Records excerpted from a collection
------------------------------------
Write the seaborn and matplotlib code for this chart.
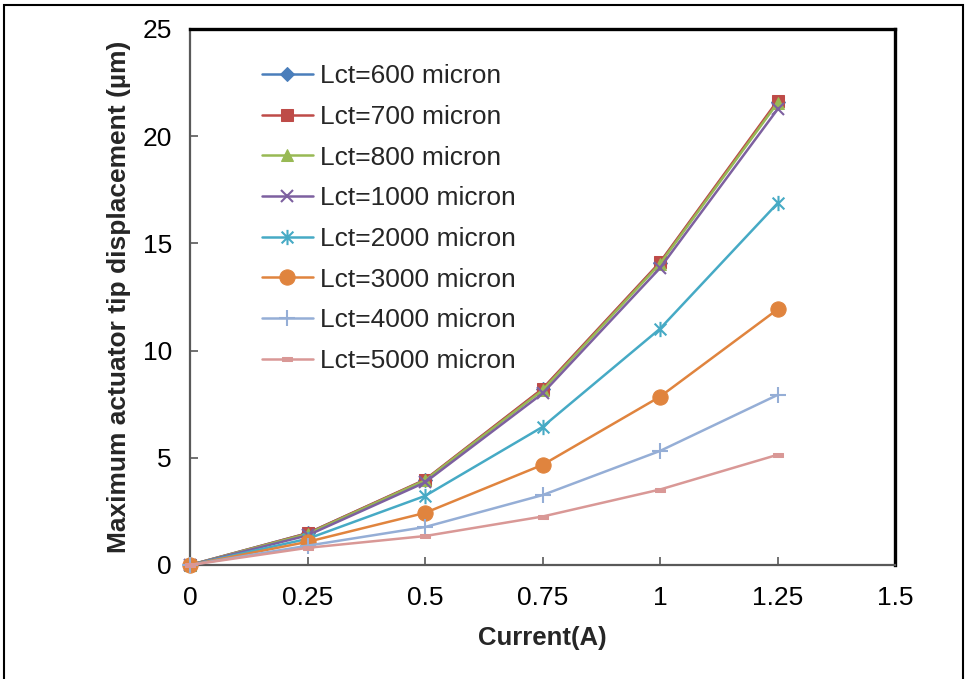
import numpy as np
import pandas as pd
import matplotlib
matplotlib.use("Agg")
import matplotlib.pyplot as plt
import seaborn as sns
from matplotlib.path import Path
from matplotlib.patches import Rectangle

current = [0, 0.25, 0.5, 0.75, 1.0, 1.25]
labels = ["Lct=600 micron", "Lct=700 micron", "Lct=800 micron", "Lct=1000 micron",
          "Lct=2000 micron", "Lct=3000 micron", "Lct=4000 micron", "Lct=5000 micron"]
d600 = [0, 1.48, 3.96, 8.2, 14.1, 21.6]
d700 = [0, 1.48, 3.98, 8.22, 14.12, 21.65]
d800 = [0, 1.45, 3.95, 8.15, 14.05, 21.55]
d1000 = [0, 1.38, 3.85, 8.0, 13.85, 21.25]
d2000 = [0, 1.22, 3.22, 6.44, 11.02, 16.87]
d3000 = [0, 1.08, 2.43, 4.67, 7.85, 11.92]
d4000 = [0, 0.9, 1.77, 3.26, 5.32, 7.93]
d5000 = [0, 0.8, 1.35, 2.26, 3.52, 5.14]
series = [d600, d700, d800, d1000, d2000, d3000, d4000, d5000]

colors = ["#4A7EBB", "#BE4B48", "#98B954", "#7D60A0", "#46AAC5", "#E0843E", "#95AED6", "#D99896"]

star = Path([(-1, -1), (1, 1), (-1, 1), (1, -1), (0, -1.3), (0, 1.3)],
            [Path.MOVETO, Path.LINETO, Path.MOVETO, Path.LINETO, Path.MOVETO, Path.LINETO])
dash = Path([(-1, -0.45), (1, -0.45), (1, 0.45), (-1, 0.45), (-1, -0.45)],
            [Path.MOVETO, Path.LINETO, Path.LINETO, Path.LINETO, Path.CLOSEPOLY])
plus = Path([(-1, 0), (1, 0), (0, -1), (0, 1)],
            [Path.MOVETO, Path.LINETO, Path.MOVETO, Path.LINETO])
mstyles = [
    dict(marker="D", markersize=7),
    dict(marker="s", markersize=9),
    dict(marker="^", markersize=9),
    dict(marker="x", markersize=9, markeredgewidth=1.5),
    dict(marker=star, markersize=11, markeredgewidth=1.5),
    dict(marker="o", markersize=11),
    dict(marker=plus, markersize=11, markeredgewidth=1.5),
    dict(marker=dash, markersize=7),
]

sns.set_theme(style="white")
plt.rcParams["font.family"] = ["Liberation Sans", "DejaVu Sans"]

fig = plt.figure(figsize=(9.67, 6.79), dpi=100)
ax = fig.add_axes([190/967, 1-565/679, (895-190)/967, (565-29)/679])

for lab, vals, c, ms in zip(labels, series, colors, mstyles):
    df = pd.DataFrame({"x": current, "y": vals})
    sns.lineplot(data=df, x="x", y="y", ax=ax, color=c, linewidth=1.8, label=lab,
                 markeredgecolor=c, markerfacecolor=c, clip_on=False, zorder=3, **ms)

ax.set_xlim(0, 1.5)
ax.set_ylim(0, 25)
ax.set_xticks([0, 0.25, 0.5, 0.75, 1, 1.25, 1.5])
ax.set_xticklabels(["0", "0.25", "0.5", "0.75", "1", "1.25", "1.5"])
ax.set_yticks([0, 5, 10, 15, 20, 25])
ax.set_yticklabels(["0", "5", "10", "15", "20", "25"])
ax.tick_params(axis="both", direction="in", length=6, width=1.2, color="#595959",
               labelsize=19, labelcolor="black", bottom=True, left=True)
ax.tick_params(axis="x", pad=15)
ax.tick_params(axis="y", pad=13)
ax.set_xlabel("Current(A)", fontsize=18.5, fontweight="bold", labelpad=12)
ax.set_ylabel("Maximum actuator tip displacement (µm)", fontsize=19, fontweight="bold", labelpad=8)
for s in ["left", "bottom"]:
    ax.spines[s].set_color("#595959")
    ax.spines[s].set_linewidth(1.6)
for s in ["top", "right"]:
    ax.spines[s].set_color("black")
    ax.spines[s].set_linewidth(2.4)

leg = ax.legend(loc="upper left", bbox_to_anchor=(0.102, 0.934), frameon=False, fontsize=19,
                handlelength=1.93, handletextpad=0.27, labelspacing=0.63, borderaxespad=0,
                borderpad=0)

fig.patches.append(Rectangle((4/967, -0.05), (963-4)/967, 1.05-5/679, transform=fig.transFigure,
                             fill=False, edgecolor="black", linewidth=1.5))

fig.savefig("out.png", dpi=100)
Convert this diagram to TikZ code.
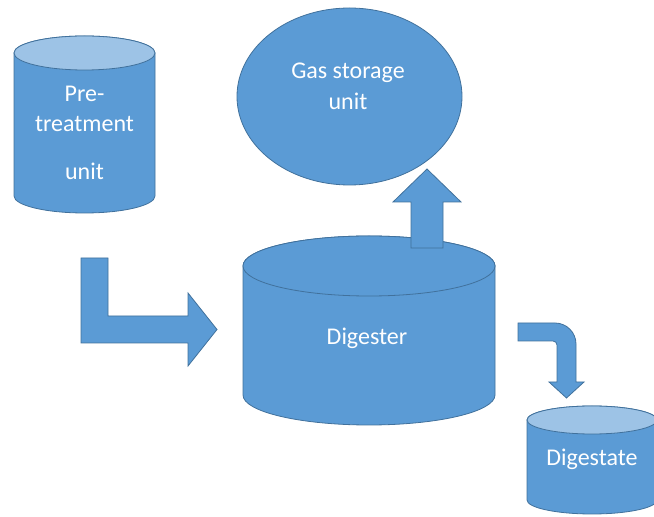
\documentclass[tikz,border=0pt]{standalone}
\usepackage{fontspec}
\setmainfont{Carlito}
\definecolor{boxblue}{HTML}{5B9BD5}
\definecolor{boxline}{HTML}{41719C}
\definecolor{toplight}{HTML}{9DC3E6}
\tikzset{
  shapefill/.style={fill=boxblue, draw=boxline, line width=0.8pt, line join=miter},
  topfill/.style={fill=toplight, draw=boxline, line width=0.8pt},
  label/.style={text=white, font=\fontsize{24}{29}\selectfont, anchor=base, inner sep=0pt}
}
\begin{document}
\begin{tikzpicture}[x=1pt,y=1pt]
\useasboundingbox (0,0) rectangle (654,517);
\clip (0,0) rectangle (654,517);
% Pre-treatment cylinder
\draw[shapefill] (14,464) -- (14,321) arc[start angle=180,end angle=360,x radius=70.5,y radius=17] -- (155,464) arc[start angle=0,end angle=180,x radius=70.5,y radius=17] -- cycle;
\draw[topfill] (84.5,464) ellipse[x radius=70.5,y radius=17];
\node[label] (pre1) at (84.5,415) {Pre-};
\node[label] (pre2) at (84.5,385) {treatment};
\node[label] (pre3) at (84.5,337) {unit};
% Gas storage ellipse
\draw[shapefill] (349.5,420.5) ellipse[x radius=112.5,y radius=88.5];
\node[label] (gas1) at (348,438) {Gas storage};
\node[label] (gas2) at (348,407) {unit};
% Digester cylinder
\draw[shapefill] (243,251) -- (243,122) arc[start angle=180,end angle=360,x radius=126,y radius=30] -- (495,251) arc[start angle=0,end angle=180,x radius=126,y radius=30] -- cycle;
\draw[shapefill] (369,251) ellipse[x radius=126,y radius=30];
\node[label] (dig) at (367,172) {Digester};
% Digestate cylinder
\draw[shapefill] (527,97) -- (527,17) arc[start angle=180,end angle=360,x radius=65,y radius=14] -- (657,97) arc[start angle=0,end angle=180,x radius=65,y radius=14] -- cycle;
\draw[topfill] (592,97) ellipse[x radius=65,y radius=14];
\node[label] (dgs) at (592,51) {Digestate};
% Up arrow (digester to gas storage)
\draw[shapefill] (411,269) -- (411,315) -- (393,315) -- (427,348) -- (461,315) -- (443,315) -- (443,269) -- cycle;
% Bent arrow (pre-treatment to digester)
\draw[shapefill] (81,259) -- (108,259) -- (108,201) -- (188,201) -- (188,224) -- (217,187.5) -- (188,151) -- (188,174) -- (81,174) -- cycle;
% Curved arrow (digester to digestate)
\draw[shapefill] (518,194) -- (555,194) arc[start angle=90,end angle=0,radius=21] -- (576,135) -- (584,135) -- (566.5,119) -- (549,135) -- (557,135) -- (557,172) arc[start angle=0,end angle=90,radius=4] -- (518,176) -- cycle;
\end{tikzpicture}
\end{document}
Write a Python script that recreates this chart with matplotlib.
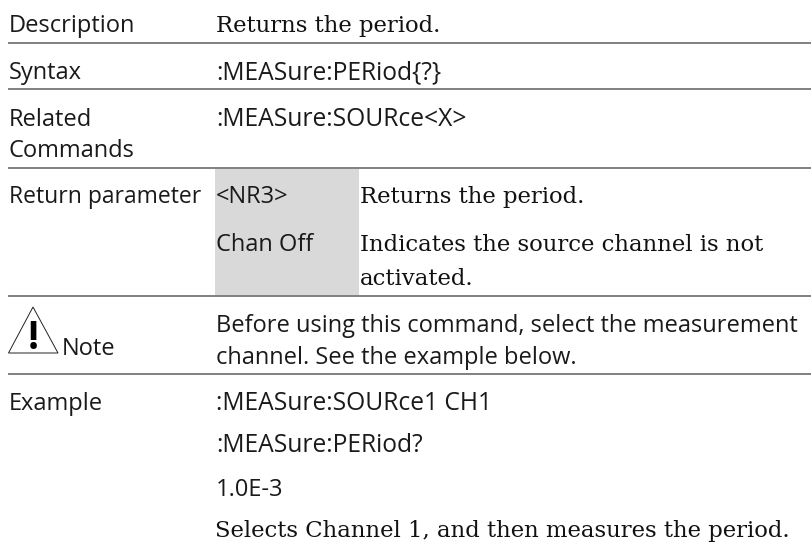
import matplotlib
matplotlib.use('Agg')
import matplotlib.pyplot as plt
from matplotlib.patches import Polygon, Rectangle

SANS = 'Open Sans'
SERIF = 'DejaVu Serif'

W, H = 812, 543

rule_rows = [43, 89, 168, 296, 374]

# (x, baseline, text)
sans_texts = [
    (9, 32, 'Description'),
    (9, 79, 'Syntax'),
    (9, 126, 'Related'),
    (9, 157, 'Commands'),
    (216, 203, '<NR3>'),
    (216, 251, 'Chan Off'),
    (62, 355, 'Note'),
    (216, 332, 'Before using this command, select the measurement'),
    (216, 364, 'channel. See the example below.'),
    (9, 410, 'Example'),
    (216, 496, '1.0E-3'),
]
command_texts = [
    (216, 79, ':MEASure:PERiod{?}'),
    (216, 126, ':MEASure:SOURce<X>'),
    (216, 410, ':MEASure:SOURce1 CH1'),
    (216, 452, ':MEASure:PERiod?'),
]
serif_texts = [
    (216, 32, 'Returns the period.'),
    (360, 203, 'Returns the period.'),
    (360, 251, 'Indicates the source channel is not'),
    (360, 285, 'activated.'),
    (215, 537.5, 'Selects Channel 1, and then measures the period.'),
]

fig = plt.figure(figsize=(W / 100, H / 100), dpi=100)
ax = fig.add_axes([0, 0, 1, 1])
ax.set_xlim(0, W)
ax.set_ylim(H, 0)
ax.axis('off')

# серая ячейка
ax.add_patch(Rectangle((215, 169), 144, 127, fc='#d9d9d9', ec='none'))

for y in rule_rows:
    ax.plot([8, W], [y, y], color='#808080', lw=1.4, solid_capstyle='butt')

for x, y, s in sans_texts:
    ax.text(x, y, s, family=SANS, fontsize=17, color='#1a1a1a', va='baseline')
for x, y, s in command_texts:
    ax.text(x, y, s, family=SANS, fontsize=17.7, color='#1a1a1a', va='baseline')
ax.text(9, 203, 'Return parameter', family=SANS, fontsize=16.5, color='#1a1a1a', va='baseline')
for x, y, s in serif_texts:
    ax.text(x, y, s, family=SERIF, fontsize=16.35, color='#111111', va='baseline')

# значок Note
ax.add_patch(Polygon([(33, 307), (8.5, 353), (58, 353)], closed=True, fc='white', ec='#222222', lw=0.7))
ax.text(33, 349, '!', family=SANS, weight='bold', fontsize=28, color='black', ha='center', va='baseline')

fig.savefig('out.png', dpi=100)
------------------------------------
Your task:
Quote only what lies between the first line of the records and the line containing "series = [d600, d700, d800, d1000, d2000, d3000, d4000, d5000]", please, including both lines and excluding images.

Full output:
Write the seaborn and matplotlib code for this chart.
import numpy as np
import pandas as pd
import matplotlib
matplotlib.use("Agg")
import matplotlib.pyplot as plt
import seaborn as sns
from matplotlib.path import Path
from matplotlib.patches import Rectangle

current = [0, 0.25, 0.5, 0.75, 1.0, 1.25]
labels = ["Lct=600 micron", "Lct=700 micron", "Lct=800 micron", "Lct=1000 micron",
          "Lct=2000 micron", "Lct=3000 micron", "Lct=4000 micron", "Lct=5000 micron"]
d600 = [0, 1.48, 3.96, 8.2, 14.1, 21.6]
d700 = [0, 1.48, 3.98, 8.22, 14.12, 21.65]
d800 = [0, 1.45, 3.95, 8.15, 14.05, 21.55]
d1000 = [0, 1.38, 3.85, 8.0, 13.85, 21.25]
d2000 = [0, 1.22, 3.22, 6.44, 11.02, 16.87]
d3000 = [0, 1.08, 2.43, 4.67, 7.85, 11.92]
d4000 = [0, 0.9, 1.77, 3.26, 5.32, 7.93]
d5000 = [0, 0.8, 1.35, 2.26, 3.52, 5.14]
series = [d600, d700, d800, d1000, d2000, d3000, d4000, d5000]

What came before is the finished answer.